* Begin SUPPLIED DATA *
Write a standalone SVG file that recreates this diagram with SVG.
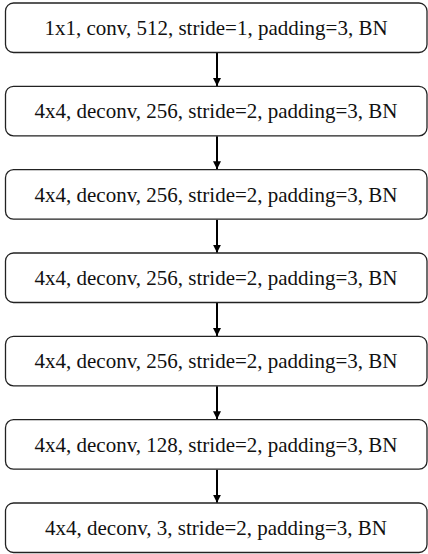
<svg xmlns="http://www.w3.org/2000/svg" width="428" height="554" viewBox="0 0 428 554">
<defs>
<style>
.box{fill:#fff;stroke:#222;stroke-width:1.3}
.t{font-family:'Liberation Serif','Times New Roman',Times,serif;font-size:21px;fill:#111;text-anchor:middle}
.c{stroke:#000;stroke-width:2;fill:none}
</style>
<marker id="ah" viewBox="0 0 10 10" refX="10" refY="5" markerWidth="4" markerHeight="4.5" orient="auto" markerUnits="strokeWidth">
<path d="M0,0 L10,5 L0,10 Z" fill="#000"/>
</marker>
</defs>
<rect width="428" height="554" fill="#fff"/>
<g id="connectors">
<line class="c" x1="217" y1="53" x2="217" y2="86" marker-end="url(#ah)"/>
<line class="c" x1="217" y1="136.3" x2="217" y2="169.3" marker-end="url(#ah)"/>
<line class="c" x1="217" y1="219.7" x2="217" y2="252.7" marker-end="url(#ah)"/>
<line class="c" x1="217" y1="303" x2="217" y2="336" marker-end="url(#ah)"/>
<line class="c" x1="217" y1="386.3" x2="217" y2="419.3" marker-end="url(#ah)"/>
<line class="c" x1="217" y1="469.7" x2="217" y2="502.7" marker-end="url(#ah)"/>
</g>
<g id="n1"><rect class="box" x="5.5" y="3" width="421.5" height="49.5" rx="8"/><text class="t" font-family="Liberation Serif, serif" x="216" y="35">1x1, conv, 512, stride=1, padding=3, BN</text></g>
<g id="n2"><rect class="box" x="5.5" y="86.3" width="421.5" height="49.5" rx="8"/><text class="t" font-family="Liberation Serif, serif" x="216" y="118.3">4x4, deconv, 256, stride=2, padding=3, BN</text></g>
<g id="n3"><rect class="box" x="5.5" y="169.7" width="421.5" height="49.5" rx="8"/><text class="t" font-family="Liberation Serif, serif" x="216" y="201.7">4x4, deconv, 256, stride=2, padding=3, BN</text></g>
<g id="n4"><rect class="box" x="5.5" y="253" width="421.5" height="49.5" rx="8"/><text class="t" font-family="Liberation Serif, serif" x="216" y="285">4x4, deconv, 256, stride=2, padding=3, BN</text></g>
<g id="n5"><rect class="box" x="5.5" y="336.3" width="421.5" height="49.5" rx="8"/><text class="t" font-family="Liberation Serif, serif" x="216" y="368.3">4x4, deconv, 256, stride=2, padding=3, BN</text></g>
<g id="n6"><rect class="box" x="5.5" y="419.7" width="421.5" height="49.5" rx="8"/><text class="t" font-family="Liberation Serif, serif" x="216" y="451.7">4x4, deconv, 128, stride=2, padding=3, BN</text></g>
<g id="n7"><rect class="box" x="5.5" y="503" width="421.5" height="49.5" rx="8"/><text class="t" font-family="Liberation Serif, serif" x="216" y="535">4x4, deconv, 3, stride=2, padding=3, BN</text></g>
</svg>
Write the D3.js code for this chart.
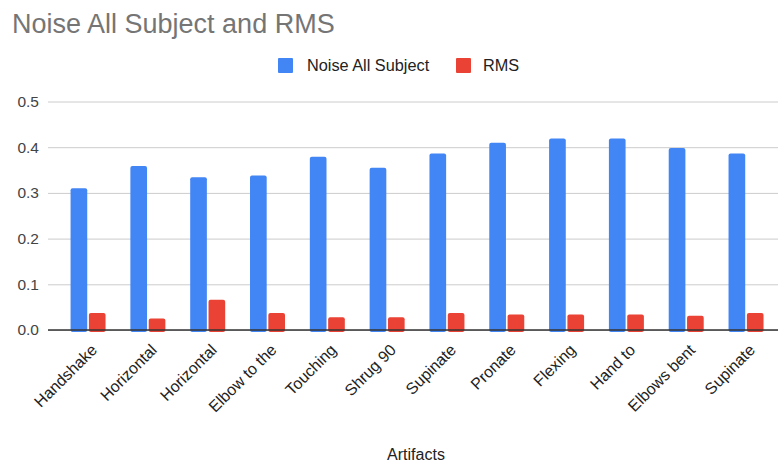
<!DOCTYPE html>
<html>
<head>
<meta charset="utf-8">
<script src="https://cdn.jsdelivr.net/npm/d3@7"></script>
<style>
  body { margin: 0; background: #fff; }
  svg { display: block; font-family: Arial, "Liberation Sans", sans-serif; }
</style>
</head>
<body>
<svg id="chart" width="778" height="463"></svg>
<script>
const categories = ["Handshake", "Horizontal", "Horizontal", "Elbow to the", "Touching", "Shrug 90",
    "Supinate", "Pronate", "Flexing", "Hand to", "Elbows bent", "Supinate"]
const noiseAll = [0.310, 0.359, 0.334, 0.338, 0.379, 0.355, 0.386, 0.410, 0.419, 0.419, 0.398, 0.386]
const rms = [0.037, 0.025, 0.066, 0.037, 0.028, 0.028, 0.037, 0.034, 0.034, 0.034, 0.031, 0.037]
const yTicks = [0, 0.1, 0.2, 0.3, 0.4, 0.5]
const seriesNames = ["Noise All Subject", "RMS"]
const colors = ["#4285f4", "#ea4335"]

let width = 778
let height = 463
let margin = ({top: 101.5, right: 2.5, bottom: 133, left: 58.6})

const svg = d3.select("#chart")

let x = d3.scaleBand()
    .domain(d3.range(categories.length))
    .range([margin.left, width - margin.right])
    .paddingInner(0.415)
    .paddingOuter(0.2)
let x1 = d3.scaleBand()
    .domain([0, 1])
    .range([0, x.bandwidth()])
    .paddingInner(0.09)
let y = d3.scaleLinear()
    .domain([0, 0.5])
    .range([height - margin.bottom, margin.top])

// title
svg.append("text")
    .attr("x", 12)
    .attr("y", 33)
    .attr("font-size", 27)
    .attr("fill", "#757575")
    .text("Noise All Subject and RMS")

// legend
let legend = svg.append("g")
let legendItems = [{x: 278, tx: 307}, {x: 456, tx: 483}]
seriesNames.forEach((name, i) => {
    legend.append("rect")
        .attr("x", legendItems[i].x)
        .attr("y", 58)
        .attr("width", 15)
        .attr("height", 15)
        .attr("rx", 1)
        .attr("fill", colors[i])
    legend.append("text")
        .attr("x", legendItems[i].tx)
        .attr("y", 71)
        .attr("font-size", 16.3)
        .attr("fill", "#222")
        .text(name)
})

// grid + y labels
let yAxis = g => g
    .attr("transform", `translate(48,0)`)
    .call(d3.axisLeft(y).tickValues(yTicks).tickFormat(d3.format(".1f"))
        .tickSize(-(width - 48)).tickPadding(9))
    .call(g => g.select(".domain").remove())
    .call(g => g.selectAll(".tick line").attr("stroke", "#ccc"))
    .call(g => g.selectAll(".tick text")
        .attr("font-size", 15.5)
        .attr("fill", "#444")
        .attr("font-family", "Arial, 'Liberation Sans', sans-serif"))

svg.append("g").call(yAxis)

// bars
let data = categories.map((c, i) => [noiseAll[i], rms[i]])
svg.append("g")
    .selectAll("g")
    .data(data)
    .join("g")
    .attr("transform", (d, i) => `translate(${x(i)},0)`)
    .selectAll("rect")
    .data(d => d)
    .join("rect")
    .attr("x", (d, j) => x1(j))
    .attr("y", d => y(d))
    .attr("width", x1.bandwidth())
    .attr("height", d => y(0) - y(d) + 2)
    .attr("rx", 2)
    .attr("fill", (d, j) => colors[j])

// baseline
svg.append("line")
    .attr("x1", 48)
    .attr("x2", width)
    .attr("y1", y(0))
    .attr("y2", y(0))
    .attr("stroke", "#333")
    .attr("stroke-width", 1.5)

// x labels
svg.append("g")
    .selectAll("text")
    .data(categories)
    .join("text")
    .attr("text-anchor", "end")
    .attr("font-size", 16)
    .attr("fill", "#222")
    .attr("transform", (d, i) => `translate(${x(i) + x.bandwidth() / 2 + 10},${y(0) + 21}) rotate(-45)`)
    .text(d => d)

// x axis title
svg.append("text")
    .attr("x", 416)
    .attr("y", 460)
    .attr("text-anchor", "middle")
    .attr("font-size", 16)
    .attr("fill", "#222")
    .text("Artifacts")
</script>
</body>
</html>
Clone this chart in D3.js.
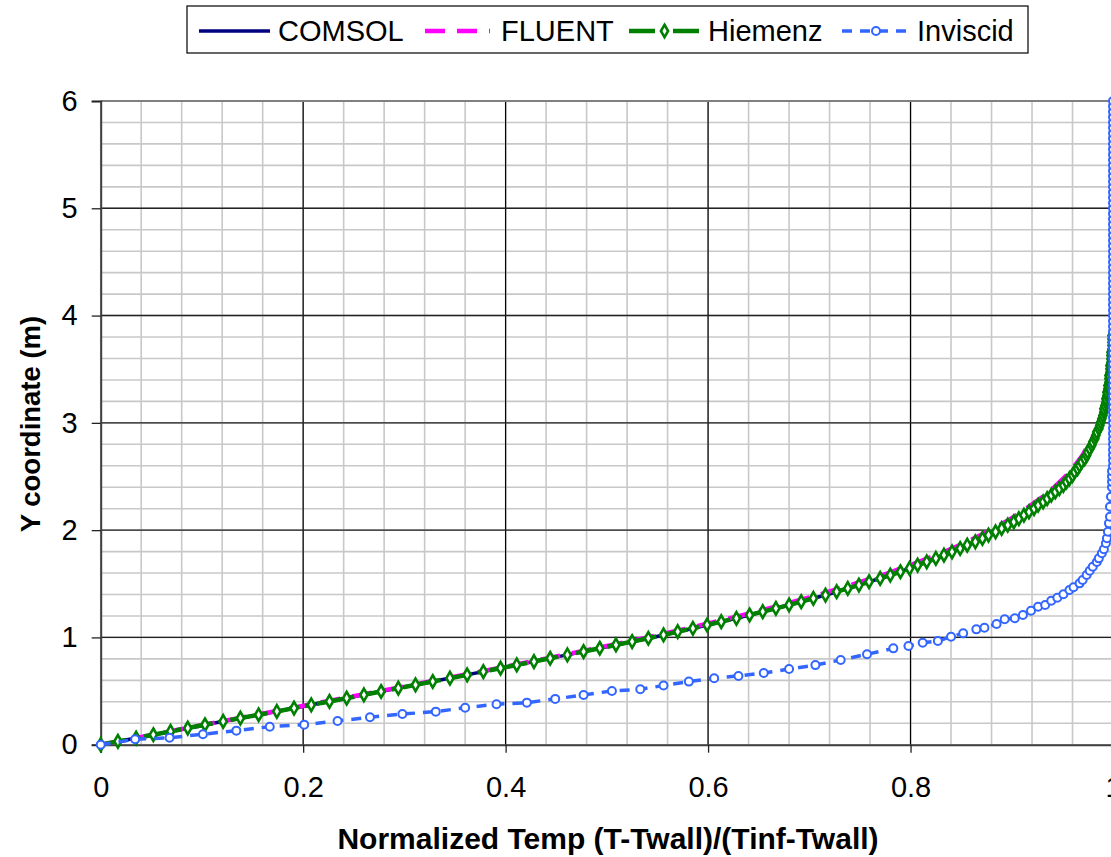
* End SUPPLIED DATA *
→ WHAT TO WORK ON:
Repeat all of the entries word for word, but omit the pictures.

→ EXERCISE RESULT:
Write a standalone SVG file that recreates this diagram with SVG.
<svg xmlns="http://www.w3.org/2000/svg" width="428" height="554" viewBox="0 0 428 554">
<defs>
<style>
.box{fill:#fff;stroke:#222;stroke-width:1.3}
.t{font-family:'Liberation Serif','Times New Roman',Times,serif;font-size:21px;fill:#111;text-anchor:middle}
.c{stroke:#000;stroke-width:2;fill:none}
</style>
<marker id="ah" viewBox="0 0 10 10" refX="10" refY="5" markerWidth="4" markerHeight="4.5" orient="auto" markerUnits="strokeWidth">
<path d="M0,0 L10,5 L0,10 Z" fill="#000"/>
</marker>
</defs>
<rect width="428" height="554" fill="#fff"/>
<g id="connectors">
<line class="c" x1="217" y1="53" x2="217" y2="86" marker-end="url(#ah)"/>
<line class="c" x1="217" y1="136.3" x2="217" y2="169.3" marker-end="url(#ah)"/>
<line class="c" x1="217" y1="219.7" x2="217" y2="252.7" marker-end="url(#ah)"/>
<line class="c" x1="217" y1="303" x2="217" y2="336" marker-end="url(#ah)"/>
<line class="c" x1="217" y1="386.3" x2="217" y2="419.3" marker-end="url(#ah)"/>
<line class="c" x1="217" y1="469.7" x2="217" y2="502.7" marker-end="url(#ah)"/>
</g>
<g id="n1"><rect class="box" x="5.5" y="3" width="421.5" height="49.5" rx="8"/><text class="t" font-family="Liberation Serif, serif" x="216" y="35">1x1, conv, 512, stride=1, padding=3, BN</text></g>
<g id="n2"><rect class="box" x="5.5" y="86.3" width="421.5" height="49.5" rx="8"/><text class="t" font-family="Liberation Serif, serif" x="216" y="118.3">4x4, deconv, 256, stride=2, padding=3, BN</text></g>
<g id="n3"><rect class="box" x="5.5" y="169.7" width="421.5" height="49.5" rx="8"/><text class="t" font-family="Liberation Serif, serif" x="216" y="201.7">4x4, deconv, 256, stride=2, padding=3, BN</text></g>
<g id="n4"><rect class="box" x="5.5" y="253" width="421.5" height="49.5" rx="8"/><text class="t" font-family="Liberation Serif, serif" x="216" y="285">4x4, deconv, 256, stride=2, padding=3, BN</text></g>
<g id="n5"><rect class="box" x="5.5" y="336.3" width="421.5" height="49.5" rx="8"/><text class="t" font-family="Liberation Serif, serif" x="216" y="368.3">4x4, deconv, 256, stride=2, padding=3, BN</text></g>
<g id="n6"><rect class="box" x="5.5" y="419.7" width="421.5" height="49.5" rx="8"/><text class="t" font-family="Liberation Serif, serif" x="216" y="451.7">4x4, deconv, 128, stride=2, padding=3, BN</text></g>
<g id="n7"><rect class="box" x="5.5" y="503" width="421.5" height="49.5" rx="8"/><text class="t" font-family="Liberation Serif, serif" x="216" y="535">4x4, deconv, 3, stride=2, padding=3, BN</text></g>
</svg>
Write the D3.js code for this chart.
<!DOCTYPE html>
<html>
<head>
<meta charset="utf-8">
<script src="https://cdn.jsdelivr.net/npm/d3@7"></script>
<style>
  body { margin: 0; background: #fff; }
  svg { display: block; font-family: Arial, "Liberation Sans", sans-serif; }
</style>
</head>
<body>
<svg id="chart" width="778" height="463"></svg>
<script>
const categories = ["Handshake", "Horizontal", "Horizontal", "Elbow to the", "Touching", "Shrug 90",
    "Supinate", "Pronate", "Flexing", "Hand to", "Elbows bent", "Supinate"]
const noiseAll = [0.310, 0.359, 0.334, 0.338, 0.379, 0.355, 0.386, 0.410, 0.419, 0.419, 0.398, 0.386]
const rms = [0.037, 0.025, 0.066, 0.037, 0.028, 0.028, 0.037, 0.034, 0.034, 0.034, 0.031, 0.037]
const yTicks = [0, 0.1, 0.2, 0.3, 0.4, 0.5]
const seriesNames = ["Noise All Subject", "RMS"]
const colors = ["#4285f4", "#ea4335"]

let width = 778
let height = 463
let margin = ({top: 101.5, right: 2.5, bottom: 133, left: 58.6})

const svg = d3.select("#chart")

let x = d3.scaleBand()
    .domain(d3.range(categories.length))
    .range([margin.left, width - margin.right])
    .paddingInner(0.415)
    .paddingOuter(0.2)
let x1 = d3.scaleBand()
    .domain([0, 1])
    .range([0, x.bandwidth()])
    .paddingInner(0.09)
let y = d3.scaleLinear()
    .domain([0, 0.5])
    .range([height - margin.bottom, margin.top])

// title
svg.append("text")
    .attr("x", 12)
    .attr("y", 33)
    .attr("font-size", 27)
    .attr("fill", "#757575")
    .text("Noise All Subject and RMS")

// legend
let legend = svg.append("g")
let legendItems = [{x: 278, tx: 307}, {x: 456, tx: 483}]
seriesNames.forEach((name, i) => {
    legend.append("rect")
        .attr("x", legendItems[i].x)
        .attr("y", 58)
        .attr("width", 15)
        .attr("height", 15)
        .attr("rx", 1)
        .attr("fill", colors[i])
    legend.append("text")
        .attr("x", legendItems[i].tx)
        .attr("y", 71)
        .attr("font-size", 16.3)
        .attr("fill", "#222")
        .text(name)
})

// grid + y labels
let yAxis = g => g
    .attr("transform", `translate(48,0)`)
    .call(d3.axisLeft(y).tickValues(yTicks).tickFormat(d3.format(".1f"))
        .tickSize(-(width - 48)).tickPadding(9))
    .call(g => g.select(".domain").remove())
    .call(g => g.selectAll(".tick line").attr("stroke", "#ccc"))
    .call(g => g.selectAll(".tick text")
        .attr("font-size", 15.5)
        .attr("fill", "#444")
        .attr("font-family", "Arial, 'Liberation Sans', sans-serif"))

svg.append("g").call(yAxis)

// bars
let data = categories.map((c, i) => [noiseAll[i], rms[i]])
svg.append("g")
    .selectAll("g")
    .data(data)
    .join("g")
    .attr("transform", (d, i) => `translate(${x(i)},0)`)
    .selectAll("rect")
    .data(d => d)
    .join("rect")
    .attr("x", (d, j) => x1(j))
    .attr("y", d => y(d))
    .attr("width", x1.bandwidth())
    .attr("height", d => y(0) - y(d) + 2)
    .attr("rx", 2)
    .attr("fill", (d, j) => colors[j])

// baseline
svg.append("line")
    .attr("x1", 48)
    .attr("x2", width)
    .attr("y1", y(0))
    .attr("y2", y(0))
    .attr("stroke", "#333")
    .attr("stroke-width", 1.5)

// x labels
svg.append("g")
    .selectAll("text")
    .data(categories)
    .join("text")
    .attr("text-anchor", "end")
    .attr("font-size", 16)
    .attr("fill", "#222")
    .attr("transform", (d, i) => `translate(${x(i) + x.bandwidth() / 2 + 10},${y(0) + 21}) rotate(-45)`)
    .text(d => d)

// x axis title
svg.append("text")
    .attr("x", 416)
    .attr("y", 460)
    .attr("text-anchor", "middle")
    .attr("font-size", 16)
    .attr("fill", "#222")
    .text("Artifacts")
</script>
</body>
</html>
Clone this chart in D3.js.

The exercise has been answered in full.